UMN solar astrophysics research to get a boost from citizen science
The latest Zooniverse citizen science project called “Solar Jet Hunter” will help benefit a small research team led by members of the School of Physics and Astronomy: former postdoctoral researcher Dr. Sophie Musset, Associate Professor Lindsay Glesener, and Professor Lucy Fortson.
Citizen scientists will use their personal computers to identify a solar jet eruption on the surface of the sun from a short movie made from a series of still images. Glesener says the effort will save years of work for astrophysicists who are hoping to identify as many solar jets from the sun as possible. Scientists will compile these jet images into a database that will help any astrophysicists who are trying to study this powerful, but still somewhat mysterious process.
Participants will help identify bursts of plasma coming off the Sun, called solar jets, in thousands of images captured over the last 11 years by NASA’s Solar Dynamic Observatory.“These solar jets are sort of like a million hydrogen bombs going off on the star that’s actually not that far away from us, so it is important that we try to understand more about how that happens,” Glesener said. So far, solar jets have eluded efforts to create machine learning software to identify them automatically, but they are relatively easy for human eyes to spot. This set of factors made them a good candidate for Zooniverse, which provides a platform for ordinary people to interact with real scientific data and to assist in real science.
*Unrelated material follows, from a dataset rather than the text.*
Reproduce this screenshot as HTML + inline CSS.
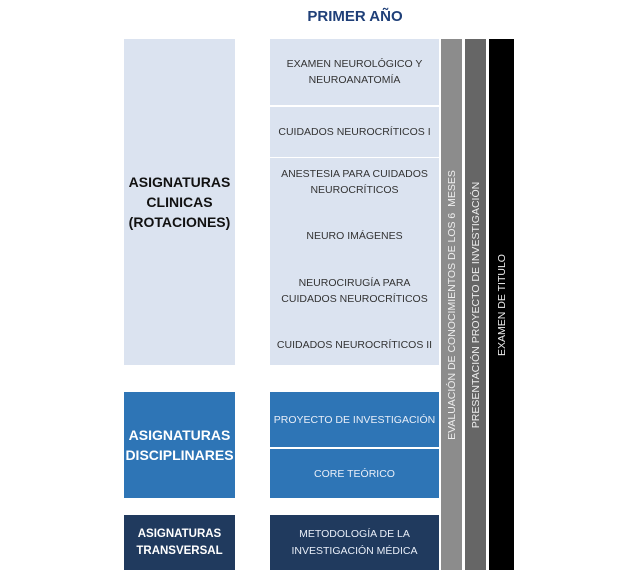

Glesener also said that the University of Minnesota was the perfect place for solar research and citizen science to come together. “We have both the expertise in studying solar jets and the Zooniverse team here at the University of Minnesota,” Glesener said. “You can’t just throw some random images up on a website and expect that you're going to get the information from the citizen scientists that you need. It takes people who really know how to make it work.”
Lucy Fortson, a fellow University of Minnesota physics and astronomy professor and one of the founders of the Zooniverse platform, is one of those experts.
“While Zooniverse has been involved in all kinds of citizen science projects from the humanities to biology, this project brings us back to our astrophysics roots,” Fortson said. “Our partnership with NASA and the Adler Planetarium has expanded our capacity to take on important projects like this one and increased the acceptance of citizen science as a valid research methodology within the scientific community. This is real proof that citizen science has come of age as a research tool.”
In addition to Musset, Glesener, and Fortson, the Solar Jet Hunter international research team includes co-investigators Gregory Fleishman, a professor in the Center for Solar-Terrestrial Research at the New Jersey Institute of Technology; and Navdeep Panesar, a research scientist at Lockheed Martin Solar & Astrophysics Laboratory and Bay Area Environmental Research Institute. Other members of the team include Erik Ostlund, a Zooniverse web developer at the University of Minnesota; Suhail Alnahari, a data scientist in the University of Minnesota’s School of Physics and Astronomy; University of Minnesota graduate students Yixian Zhang and Charlie Kapsiak; Mariana Jeunon, graduate student at Catholic University of America in Washington, D.C.; and Paloma Jol, a master student at Leiden University in The Netherlands.
The Solar Jet Hunter citizen science project is funded by NASA under the Heliophysics Guest Investigators program, and has supported students under a U.S. National Science Foundation CAREER grant.